A New Role for Housing

So we now have a better understanding of the main economic role of housing: amongst other things, providing the accommodation for the 10.8m workers that are the foundation-stone of our economy. In a similar sense, commercial property serves one primary function, which is supplying accommodation for businesses. Yet the housing market is increasingly fulfilling two distinct economic purposes: providing shelter for workers, and, with the advancement of technology, accommodation for business as more people work from home. In this regard, the home is no longer an office for just the self-employed individual, or for secondary employment activity. It is increasingly the workplace of professional service employees in their primary job, who don’t wish to commute long hours to their labour market.

In November 2008, the ABS undertook a Locations of Work survey. Just under one quarter (24 per cent) of all Australian workers spent at least some hours at home in their main or second job (up from 20 per cent in June 2000), of which 32 per cent worked only or mainly at home. Of those people who spent some time working at home, 70 per cent had an arrangement with their employer to work at home, and 84 per cent of people used information technology at home in that job.
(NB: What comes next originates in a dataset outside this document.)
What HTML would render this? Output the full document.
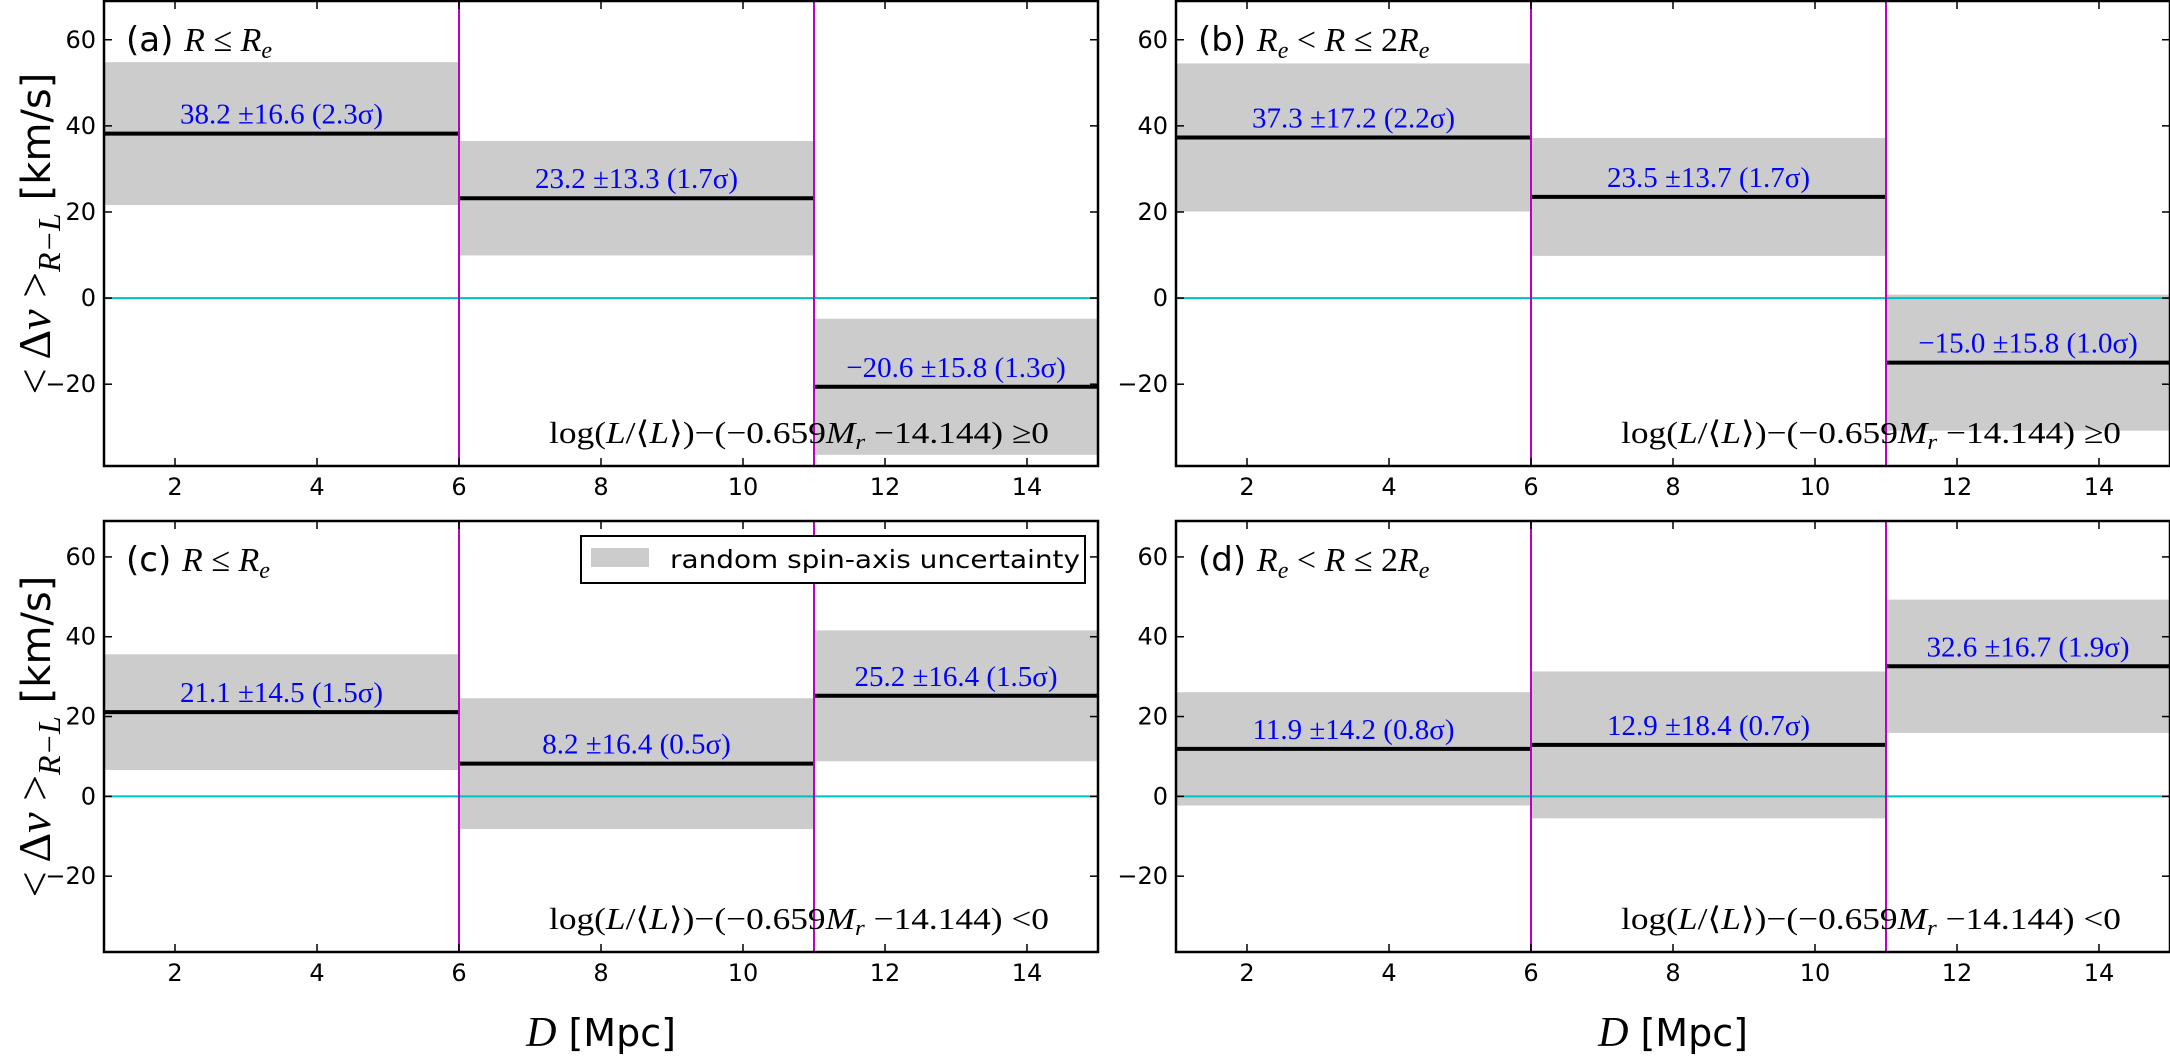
<!DOCTYPE html>
<html><head><meta charset="utf-8"><style>
html,body{margin:0;padding:0;background:#fff;}
svg{display:block;}
</style></head><body>
<svg id="chart" width="2170" height="1064" viewBox="0 0 2170 1064" xmlns="http://www.w3.org/2000/svg"></svg>
<script>
const binEdges = [1, 6, 11, 15];
const meansA = [38.2, 23.2, -20.6];
const errsA = [16.6, 13.3, 15.8];
const sigA = ["2.3", "1.7", "1.3"];
const meansB = [37.3, 23.5, -15.0];
const errsB = [17.2, 13.7, 15.8];
const sigB = ["2.2", "1.7", "1.0"];
const meansC = [21.1, 8.2, 25.2];
const errsC = [14.5, 16.4, 16.4];
const sigC = ["1.5", "0.5", "1.5"];
const meansD = [11.9, 12.9, 32.6];
const errsD = [14.2, 18.4, 16.7];
const sigD = ["0.8", "0.7", "1.9"];
const xTicks = [2, 4, 6, 8, 10, 12, 14];
const yTicks = [-20, 0, 20, 40, 60];
const xDomain = [1, 15];
const yDomain = [-39, 69];

const NS = "http://www.w3.org/2000/svg";
const svg = document.getElementById('chart');
function mk(tag, attrs, parent) {
  const e = document.createElementNS(NS, tag);
  for (const k in attrs) e.setAttribute(k, attrs[k]);
  (parent || svg).appendChild(e);
  return e;
}
const fmt = v => (v < 0 ? "\u2212" + Math.abs(v).toFixed(1) : v.toFixed(1));
const SERIF = 'Liberation Serif, serif';

const panels = [
  {id:'a', L:104, T:1, B:466, means:meansA, errs:errsA, sig:sigA, ge:true, left:true, bottom:false, range:'le'},
  {id:'b', L:1176, T:1, B:466, means:meansB, errs:errsB, sig:sigB, ge:true, left:false, bottom:false, range:'btw'},
  {id:'c', L:104, T:521, B:952, means:meansC, errs:errsC, sig:sigC, ge:false, left:true, bottom:true, range:'le', legend:true},
  {id:'d', L:1176, T:521, B:952, means:meansD, errs:errsD, sig:sigD, ge:false, left:false, bottom:true, range:'btw'}
];
const W = 994;

panels.forEach(p => {
  const g = mk('g', {});
  
  
  const xs = v => p.L + (v - xDomain[0]) / (xDomain[1] - xDomain[0]) * W;
  const ys = v => p.B - (v - yDomain[0]) / (yDomain[1] - yDomain[0]) * (p.B - p.T);
  for (let i = 0; i < p.means.length; i++) {
    const r = mk('rect', {x: xs(binEdges[i]), y: ys(p.means[i] + p.errs[i]), width: xs(binEdges[i+1]) - xs(binEdges[i]), height: ys(p.means[i] - p.errs[i]) - ys(p.means[i] + p.errs[i]), fill: '#cccccc'}, g);
    
    
  }
  const z = mk('line', {x1: p.L, x2: p.L + W, y1: ys(0), y2: ys(0), stroke: '#00bfbf', 'stroke-width': 2}, g);
  
  
  for (let i = 0; i < p.means.length; i++) {
    const l = mk('line', {x1: xs(binEdges[i]), x2: xs(binEdges[i+1]), y1: ys(p.means[i]), y2: ys(p.means[i]), stroke: '#000', 'stroke-width': 4}, g);
    
    
    const cx = (xs(binEdges[i]) + xs(binEdges[i+1])) / 2;
    const t = mk('text', {x: cx, y: ys(p.means[i]) - 10, 'text-anchor': 'middle', fill: '#0000ff', 'font-family': SERIF, 'font-size': 29}, g);
    t.textContent = fmt(p.means[i]) + " \u00b1" + p.errs[i].toFixed(1) + " (" + p.sig[i] + "\u03c3)";
    
    
  }
  [binEdges[1], binEdges[2]].forEach(v => {
    const l = mk('line', {x1: xs(v), x2: xs(v), y1: p.T, y2: p.B, stroke: '#bf00bf', 'stroke-width': 2}, g);
    
    
  });
  const f = mk('rect', {x: p.L, y: p.T, width: W, height: p.B - p.T, fill: 'none', stroke: '#000', 'stroke-width': 2.5}, g);
  
  
  xTicks.forEach(v => {
    mk('line', {x1: xs(v), x2: xs(v), y1: p.B, y2: p.B - 8, stroke: '#000', 'stroke-width': 1.5}, g);
    mk('line', {x1: xs(v), x2: xs(v), y1: p.T, y2: p.T + 8, stroke: '#000', 'stroke-width': 1.5}, g);
    const t = mk('text', {x: xs(v), y: p.B + 29, 'text-anchor': 'middle', 'font-family': 'DejaVu Sans, sans-serif', 'font-size': 24}, g);
    t.textContent = v;
    
    
  });
  yTicks.forEach(v => {
    mk('line', {x1: p.L, x2: p.L + 8, y1: ys(v), y2: ys(v), stroke: '#000', 'stroke-width': 1.5}, g);
    mk('line', {x1: p.L + W, x2: p.L + W - 8, y1: ys(v), y2: ys(v), stroke: '#000', 'stroke-width': 1.5}, g);
    const t = mk('text', {x: p.L - 8, y: ys(v) + 8, 'text-anchor': 'end', 'font-family': 'DejaVu Sans, sans-serif', 'font-size': 24}, g);
    t.textContent = v < 0 ? "\u2212" + Math.abs(v) : v;
    
    
  });
  const tt = mk('text', {x: p.L + 22, y: p.T + 50, 'font-family': 'DejaVu Sans, sans-serif', 'font-size': 34}, g);
  
  
  mk('tspan', {}, tt).textContent = '(' + p.id + ') ';
  const m = {'font-family': SERIF, 'font-style': 'italic', 'font-size': 34};
  const sub = {dy: 7, 'font-size': 24, 'font-family': SERIF, 'font-style': 'italic'};
  const op = {'font-family': SERIF, 'font-size': 34};
  if (p.range === 'le') {
    mk('tspan', m, tt).textContent = 'R';
    mk('tspan', op, tt).textContent = ' \u2264 ';
    mk('tspan', m, tt).textContent = 'R';
    mk('tspan', sub, tt).textContent = 'e';
  } else {
    mk('tspan', m, tt).textContent = 'R';
    mk('tspan', sub, tt).textContent = 'e';
    mk('tspan', Object.assign({dy: -7}, op), tt).textContent = ' < ';
    mk('tspan', m, tt).textContent = 'R';
    mk('tspan', op, tt).textContent = ' \u2264 2';
    mk('tspan', m, tt).textContent = 'R';
    mk('tspan', sub, tt).textContent = 'e';
  }
  const ct = mk('text', {x: p.L + 445, y: p.B - 23, 'font-family': SERIF, 'font-size': 31, textLength: 500, lengthAdjust: 'spacingAndGlyphs'}, g);
  
  
  mk('tspan', {}, ct).textContent = 'log(';
  mk('tspan', {'font-style': 'italic'}, ct).textContent = 'L';
  mk('tspan', {}, ct).textContent = '/\u27e8';
  mk('tspan', {'font-style': 'italic'}, ct).textContent = 'L';
  mk('tspan', {}, ct).textContent = '\u27e9)\u2212(\u22120.659';
  mk('tspan', {'font-style': 'italic'}, ct).textContent = 'M';
  mk('tspan', {'font-style': 'italic', dy: 6, 'font-size': 22}, ct).textContent = 'r';
  mk('tspan', {dy: -6}, ct).textContent = ' \u221214.144) ' + (p.ge ? '\u22650' : '<0');
  if (p.left) {
    const cy = (p.T + p.B) / 2;
    const yl = mk('text', {x: 0, y: 0, transform: 'translate(50,' + cy + ') rotate(-90)', 'text-anchor': 'middle', 'font-size': 46, 'font-family': SERIF}, g);
    
    
    mk('tspan', {}, yl).textContent = '< \u0394';
    mk('tspan', {'font-style': 'italic'}, yl).textContent = 'v';
    mk('tspan', {}, yl).textContent = ' >';
    mk('tspan', {'font-style': 'italic', 'font-size': 32, dy: 10}, yl).textContent = 'R\u2212L';
    mk('tspan', {dy: -10, 'font-family': 'DejaVu Sans, sans-serif', 'font-size': 40}, yl).textContent = ' [km/s]';
  }
  if (p.bottom) {
    const xl = mk('text', {x: p.L + W / 2, y: 1046, 'text-anchor': 'middle', 'font-size': 38, 'font-family': 'DejaVu Sans, sans-serif'}, g);
    
    
    mk('tspan', {'font-family': SERIF, 'font-style': 'italic', 'font-size': 42}, xl).textContent = 'D';
    mk('tspan', {}, xl).textContent = ' [Mpc]';
  }
  if (p.legend) {
    const lg = mk('g', {}, g);
    
    
    mk('rect', {x: 581, y: 536, width: 504, height: 47, fill: '#fff', stroke: '#000', 'stroke-width': 2}, lg);
    mk('rect', {x: 591, y: 548, width: 58, height: 19, fill: '#cccccc'}, lg);
    const lt = mk('text', {x: 670, y: 568, 'font-family': 'DejaVu Sans, sans-serif', 'font-size': 25, textLength: 410, lengthAdjust: 'spacingAndGlyphs'}, lg);
    lt.textContent = 'random spin-axis uncertainty';
    
    
  }
});
</script>
</body></html>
The work-from-home trend is going to accelerate as Australia’s population grows and technology evolves. The roll out of high capacity electronic/optic communications (eg, the National Broadband Network) and other new technologies will allow employees to seamlessly interact with their colleagues and clients from home. And as Sydney and Melbourne are each predicted to grow to between 7-8m persons by 2050, it will become ever more difficult to transport workers from distant residential locales to the key labour markets. Federal and State Governments will presumably want to further encourage this trend to alleviate infrastructure expenditures and enhance productivity given there is no valuable time lost to commuting when one works from home.

Housing Investment as a Share of GDP

Let us conclude with some drier economic statistics. New housing investment directly contributed more than $68 billion to Australia’s GDP in 2007/08. Housing also has a very large “multiplier effect”, which is estimated to be 2.9 times by the ABS:

“For every $1m spent on construction [broadly defined] output…a possible $2.9m in output would be generated in the economy as a whole, giving rise to 9 jobs in the construction industry (the initial employment effect), and 37 jobs in the economy as a whole from all effects.”

Of course, this data simply captures investment in new housing. The ownership of these assets is constantly changing over time as families move through the life-cycle. In total, the value of all established and new home sales in Australia averages just shy of $250 billion per annum.